Each carabeener that is rated for use will have manufacturer's stamp and a load rating I believe in Kilo-Newtons. In addition to a UIAA or ? other standards of design compliance stamp. Because the key chain looks like one, that makes it dangerous to those that don't know better. In fact, there is no load rading on a key chain and beyond keys should never be used for other than that purpose.

"I'm guessing it would be very easy for someone who was making their own safetly cables to go for the cheeper ones not knowing that they wern't designed for that purpose."
Let me be very clear. Neither is designed for use other than in repelling or holding keys. Much less you should not use a carabeener for keys nor a key chain for repelling.

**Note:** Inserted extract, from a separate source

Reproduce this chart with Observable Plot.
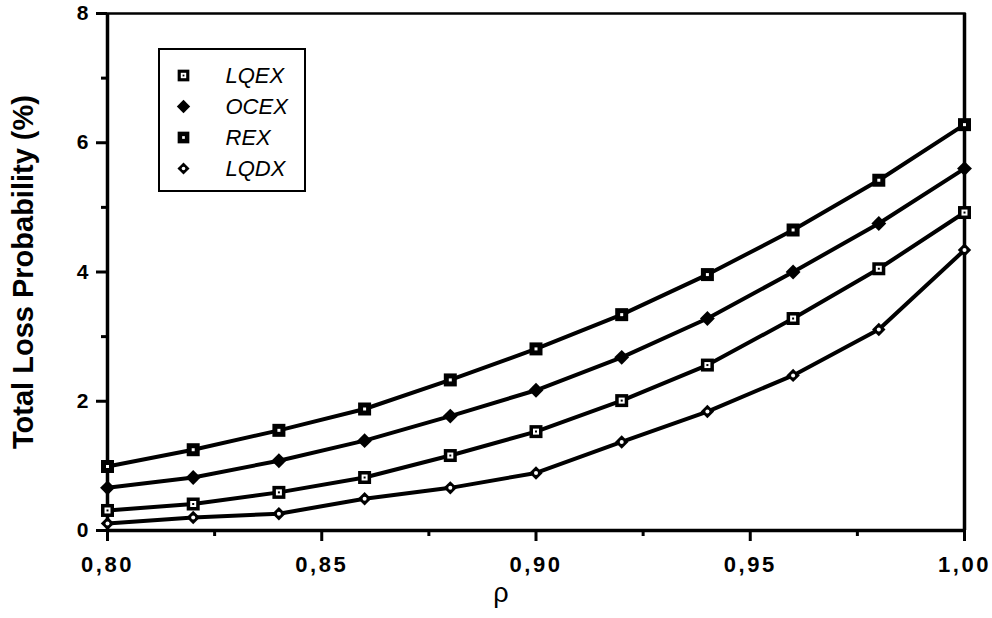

You should not be making safety cables with them or be using them for other than repelling and rope work. If you have a drop line to pull parts up to the grid, shure, if you have to repell down from the grid to get into a place above the set, sure. If you have fall protection on, yes - as long as steel and designed for that purpose. This is all repelling or similar. You do not attach wire rope to them, nor use them for safety cables.

The design and materials used for repelling gear are in no way similar to those used for rigging or equipment safety. Oval carabeeners have just as much weight on the gate as the other side and should be avoided other than for specific purposes in repelling. Aluminum in general is lighter but is also much more prone to damage. Where high strength or resistance to abuse is needed newer styles of steel should be used. The end tabs on a carabiner gate cannot hold much weight and can snap when exposed to forces between 500 and 2,500#. Carabiners get weak from repeated stress, once exposed to this or showing wear they need to be replaced.

While the steel snap hook with eye is also not the ultimate in design, it is however designed for this purpose, much less is much smaller and less expensive. One decent carabeener - much less one with some form of lock to the latch will cost many times that of a pre-built safety cable or any of the other components.
 
I understood that, but you also mentioned using a carabiner proper for safety cable. You were worried about a key chain used for safety cable as opposed to a carabiner.

I was saying that neither a key chain, nor a carabiner should not be used on a safety cable.

In re-reading your post, it's kind of confusing. While you mention taking weight and safety cables in the same paragraph, there is nothing you said specifically stating an intent to use carabiners for safety cables. Just a fear that someone would use the key chain type for them.

I apologize for jumping to this conclusion if that un-stated link I drew was not intended to be assumed.


The photo shows repelling carabiners that had their gates bend from use/abuse. They were cut with a Sawzall before being thrown out.